Let $u(x,t)$ be the solution of $u_{tt}-u_{xx}=1$, $x\in \mathbb{R}$, $t>0$ with $u(x,0)=0$ and $u_t(x,0)=0$, $x\in \mathbb{R}$. Then what is the value of $u(1/2,1/2)$?
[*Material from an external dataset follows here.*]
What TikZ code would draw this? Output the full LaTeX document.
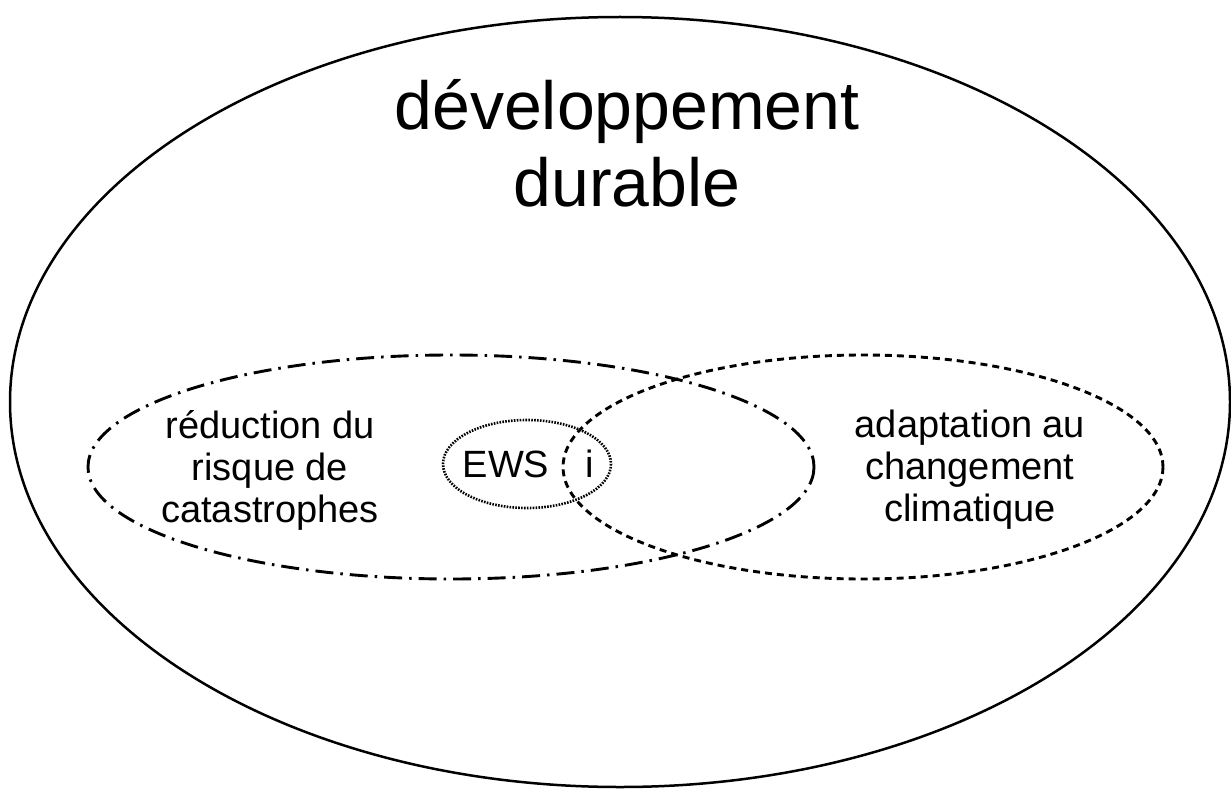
\documentclass[tikz,border=0pt]{standalone}
\usepackage{fontspec}
\setmainfont{Liberation Sans}
\begin{document}
\begin{tikzpicture}[x=1pt,y=-1pt,
  lbl/.style={align=center,inner sep=0pt,font=\fontsize{38}{42}\selectfont},
  big/.style={align=center,inner sep=0pt,font=\fontsize{68}{77}\selectfont}]
\useasboundingbox (0,0) rectangle (1231,789);
\fill[white] (0,0) rectangle (1231,789);
\draw[line width=2.5pt] (620,402) ellipse [x radius=610, y radius=385];
\draw[line width=2.9pt, dash pattern=on 18pt off 7pt on 2.5pt off 7pt] (451,467) ellipse [x radius=363, y radius=112];
\draw[line width=2.9pt, dash pattern=on 7pt off 5pt] (863,467) ellipse [x radius=300, y radius=112];
\draw[line width=2.6pt, dash pattern=on 1.6pt off 1.3pt] (527,464) ellipse [x radius=84, y radius=44];
\node[big] (dd) at (627,143) {développement\\durable};
\node[lbl] (drr) at (270,470) {réduction du\\risque de\\catastrophes};
\node[lbl] (acc) at (970,470) {adaptation au\\changement\\climatique};
\node[lbl] (ews) at (506,464) {EWS};
\node[lbl] (i) at (590,464) {i};
\end{tikzpicture}
\end{document}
I know the formula for $u_{tt}-u_{xx}=0$, $u(x,0)=f(x), u_t(x,0)=g(x)$. More precisely in general setting we have,
$$u(x,t)={f(x+ct)+f(x-ct)\over 2}+\frac{1}{2c}\int_{x-ct}^{x+ct}g(s)$$
But how do I solve it for non homogeneous case? In my case $f=0, g=0$
Thanks for help.
Thanks Rafa Budria for the link.
$$u(x,t)=\frac{1}{2c}\int_{0}^{t}\int_{x-c(t-s)}^{x+c(t-s)}f(y,s)\,dy\,ds. $$
$$u(x,t)=\frac{1}{2c}\int_{0}^{t}\int_{x-c(t-s)}^{x+c(t-s)}1\,dy\,ds. $$
$$u(x,t)=\frac{1}{2c}\int_{0}^{t}2(t-s)\,ds. $$
$$u(x,t)=\frac{1}{c}\left[ts-s^2/2\right]^{t}_{0} $$
$$u(x,t)=\left[t^2-t^2/2\right] $$
$$u(x,t)=t^2/2 $$
Therefore $u(1/2,1/2)=1/8$
P.S. Note that value of $c$ is $1$ here.